Como recuerda De Juan, Ensor pintó hacia 1887 un grupo de estáticas figuras que se recortan contra un fondo marino de Turner. «Se diría una escena costumbrista de Brueghel o de Teniers y, sin embargo, hay algo extraño, algo monstruoso en esos personajes vestidos para la juerga. La rigidez de clase les impide salir de sí mismos. No están alegres ni ebrios, ni siquiera agitados como los campesinos de Brueghel y El Bosco: están muertos. Ensor certificaba la defunción de la sociedad que frecuentaba las playas de Ostende, pero, además, prefiguraba la estúpida sangría a la que personajes como ellos estaban llevando a Europa sin darse cuenta: la «Gran Guerra».

El casino; el Kursaal; la promenade Albert I; el Bloemenuurkwek, con su reloj de flores; el viejo hotel de las Termas, todo esto y lo que el viento o los bombardeos de las dos grandes guerras se llevaron, representan ese Ostende del mundo de ayer. Apenas nada, en el de hoy, salvo la fachada sombría del viejo hotel, con sus columnas que evocan fantasmas del pasado. Una melancolía que, en último caso, debería acompañarse de lecturas adecuadas para los otoños de las almas. Mann, Pavese, otros... Después, lo mejor es seguir las rachas de aire que sacuden la memoria por la costa de Flandes, 65 kilómetros de playas desiertas cubiertas de historia y poesía de Joseph Brodsky, Hugo Claus o Jacques Brel.
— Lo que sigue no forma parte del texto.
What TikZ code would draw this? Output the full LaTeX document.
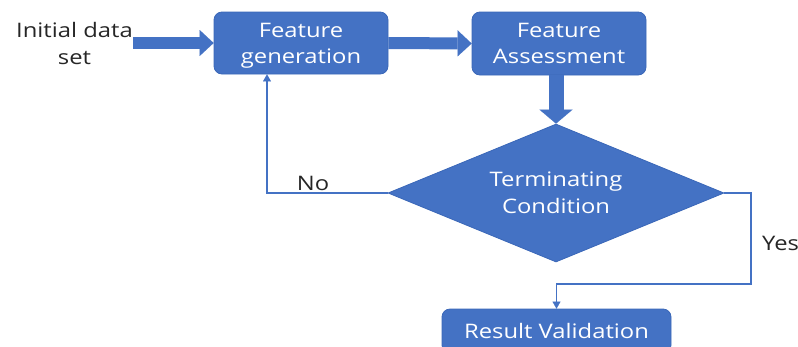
\documentclass[tikz,border=0pt]{standalone}
\usepackage{fontspec}
\setmainfont{Open Sans}[FakeStretch=1.19]
\usetikzlibrary{arrows.meta,shapes.geometric,calc}
\definecolor{boxblue}{HTML}{4472C4}
\definecolor{boxedge}{HTML}{3A67B8}
\definecolor{labelgray}{HTML}{262626}
\begin{document}
\begin{tikzpicture}[x=1pt,y=-1pt,
  box/.style={rectangle,rounded corners=8pt,fill=boxblue,draw=boxedge,line width=0.8pt,
    text=white,align=center,inner sep=0pt,font=\fontsize{20}{26}\selectfont},
  decision/.style={diamond,fill=boxblue,draw=boxedge,line width=0.8pt,text=white,align=center,
    inner sep=0pt,aspect=2.43,minimum width=336pt,minimum height=138pt,
    font=\fontsize{20}{27}\selectfont},
  lbl/.style={text=labelgray,inner sep=0pt,align=center,font=\fontsize{20}{27}\selectfont},
  fat/.style={draw=boxblue,line width=12pt,
    -{Triangle[width=26pt,length=14pt,line width=0.01pt]}},
  fatdown/.style={draw=boxblue,line width=15pt,
    -{Triangle[width=33pt,length=14pt,line width=0.01pt]}},
  conn/.style={draw=boxblue,line width=1.6pt,
    -{Triangle[width=8pt,length=7pt,line width=0.01pt]}}]
\useasboundingbox (0,0) rectangle (798,346);

\node[lbl,anchor=east] (init) at (133,43) {Initial data\\set};
\node[box,minimum width=174pt,minimum height=62pt] (gen) at (301,43) {Feature\\\smash{generation}};
\node[box,minimum width=174pt,minimum height=63pt] (assess) at (559,43.5) {Feature\\\smash{Assessment}};
\node[decision] (diam) at (556,193) {Terminating\\Condition};
\node[box,minimum width=229pt,minimum height=44pt] (res) at (556.5,331) {Result Validation};
\node[lbl,anchor=center] (no) at (313,183) {No};
\node[lbl,anchor=west] (yes) at (762,243) {Yes};
\coordinate (yb) at (751,284);

\draw[fat] (init.east |- gen.west) -- (gen.west);
\draw[fat] (gen.east) -- (assess.west);
\draw[fatdown] (diam.north |- assess.south) -- (diam.north);
\draw[conn] (diam.west) -| ([xshift=-34pt]gen.south);
\draw[conn] (diam.east) -| (yb) -| (res.north);
\end{tikzpicture}
\end{document}
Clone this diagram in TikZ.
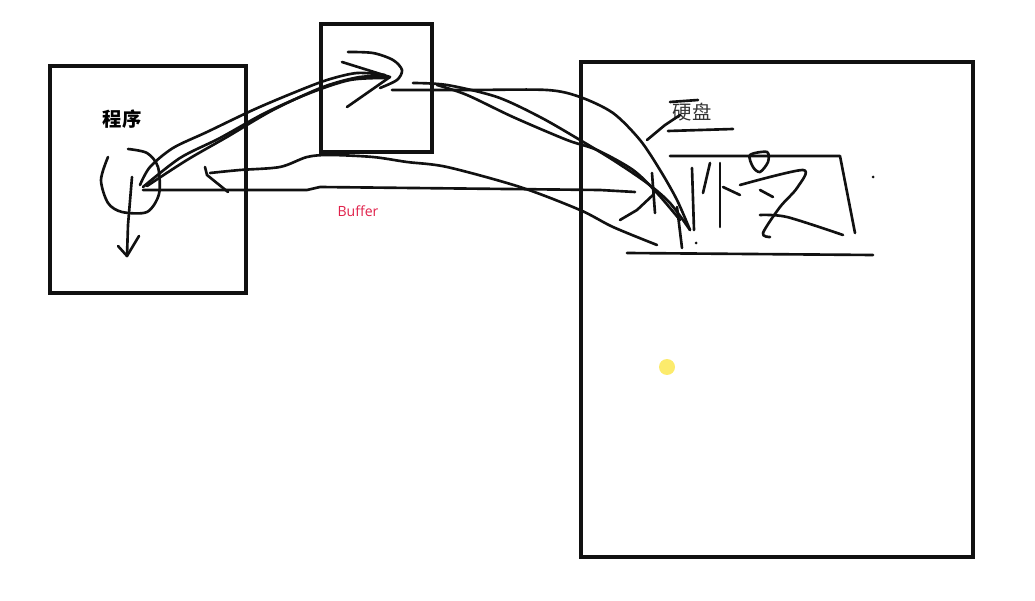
\documentclass[tikz,border=0pt]{standalone}
\usepackage{fontspec}
\setsansfont{Open Sans}
\newfontfamily\cjk{Noto Sans CJK SC}
\usepackage{tikz}
\definecolor{ink}{HTML}{111111}
\definecolor{crimson}{HTML}{E0204A}
\definecolor{dotyellow}{HTML}{FCEB6C}
\tikzset{box/.style={draw=ink,line width=2pt},
pen/.style={ink,line width=1.5pt,line cap=round,line join=round},
lbl/.style={inner sep=0pt,font=\cjk\fontsize{11}{13}\selectfont}}

\begin{document}
\begin{tikzpicture}[x=0.02cm,y=-0.02cm]
\useasboundingbox (0,0) rectangle (1035,601);
% the three boxes
\draw[box] (50,66) rectangle (246,293);
\draw[box] (321,24) rectangle (432,152);
\draw[box] (581,62) rectangle (973,557);
\node[lbl,font=\cjk\bfseries\fontsize{11}{13}\selectfont] (prog) at (122,119) {程序};
\node[lbl,text=ink!85] (disk) at (692,112) {硬盘};
\node[inner sep=0pt,font=\sffamily\fontsize{8}{10}\selectfont,text=crimson] (buf) at (358,211) {Buffer};
\fill[dotyellow] (667,367) circle (0.16cm);
% program: loop and down arrow
\draw[pen] plot[smooth] coordinates {(108,157) (101,180) (108,203) (122,212) (147,212) (159,194) (158,167) (147,153) (128,149)};
\draw[pen] (132,177) -- (128,225) -- (127,256);
\draw[pen] (118,246) -- (127,256) -- (139,236);
% straight line to disk
\draw[pen] (143,190) -- (307,190) -- (320,187) -- (600,190) -- (635,192);
% way back from disk
\draw[pen] plot[smooth] coordinates {(657,245) (613,227) (580,210) (520,187) (447,167) (407,162) (373,157) (330,155) (307,157) (280,167) (240,170) (210,173)};
\draw[pen] (205,167) -- (207,175) -- (228,192);
% program to buffer
\draw[pen] plot[smooth] coordinates {(140,185) (150,167) (173,148) (207,132) (253,110) (293,93) (327,80) (357,73) (385,75)};
\draw[pen] plot[smooth] coordinates {(147,186) (187,160) (227,137) (273,110) (323,87) (360,77) (388,77)};
\draw[pen] plot[smooth] coordinates {(143,187) (180,158) (220,138) (265,113) (310,93) (350,80) (385,78)};
\draw[pen] (342,62) -- (390,77) -- (347,107);
\draw[pen] plot[smooth] coordinates {(348,52) (373,53) (393,60) (402,70) (397,80) (380,88)};
% buffer to disk
\draw[pen] plot[smooth] coordinates {(392,90) (470,90) (547,90) (580,97) (613,113) (640,140) (660,170) (677,200) (690,230)};
\draw[pen] plot[smooth] coordinates {(413,83) (447,85) (497,97) (540,117) (580,140) (613,160) (647,183) (670,203) (690,230)};
\draw[pen] plot[smooth] coordinates {(437,85) (467,95) (513,117) (567,140) (597,150) (633,170) (657,193) (680,220)};
\draw[pen] (620,220) -- (637,210) -- (653,195);
\draw[pen] (652,173) -- (655,213);
\draw[pen] (677,207) -- (682,248);
% inside the disk
\draw[pen] (670,102) -- (698,100);
\draw[pen] (647,140) -- (665,125) -- (680,115);
\draw[pen] (668,131) -- (733,129);
\draw[pen] (670,156) -- (840,156) -- (855,233);
\draw[pen] (627,253) -- (873,255);
\draw[pen] (692,168) -- (694,230);
\draw[pen] (710,163) -- (703,193);
\draw[pen] (720,163) -- (720,227);
\draw[pen] (723,187) -- (740,195);
\draw[pen] plot[smooth cycle] coordinates {(750,155) (767,152) (768,162) (760,172) (753,167)};
\draw[pen] plot[smooth] coordinates {(740,185) (803,170) (797,188) (780,207) (763,233) (770,237)};
\draw[pen] (760,190) -- (773,197);
\draw[pen] plot[smooth] coordinates {(760,215) (787,217) (843,235)};
\fill[ink] (873,177) circle (0.03cm) (696,243) circle (0.03cm);
\end{tikzpicture}
\end{document}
Zeebrugge está comunicada con la ciudad de Brujas por el canal Balduino. Se trata de un centro de vacaciones menos masificado que Ostende: una pequeña ciudad moderna sin grandes atractivos ni el eco de la historia, pero un buen lugar para comer pescado ahumado y platos rebosantes de conchas. En De Haan, además de la estancia breve de Einstein, veranearon Zweig y el poeta Emil Verhaeren, autor de Toute la Flandre. Escribe De Juan: «Por mucho que lo intento, no puedo imaginarme a esos dos caballeros que huyen del sol. En cambio, no me cuesta mucho ver a Jacques Tati intentando abrir un sombrilla contra el viento, o al Capitán Haddock bebiendo whisky en una de esas terrazas de De Haan mientras masculla canciones marineras».

A estas alturas, cuesta imaginárselo casi todo de todo aquello.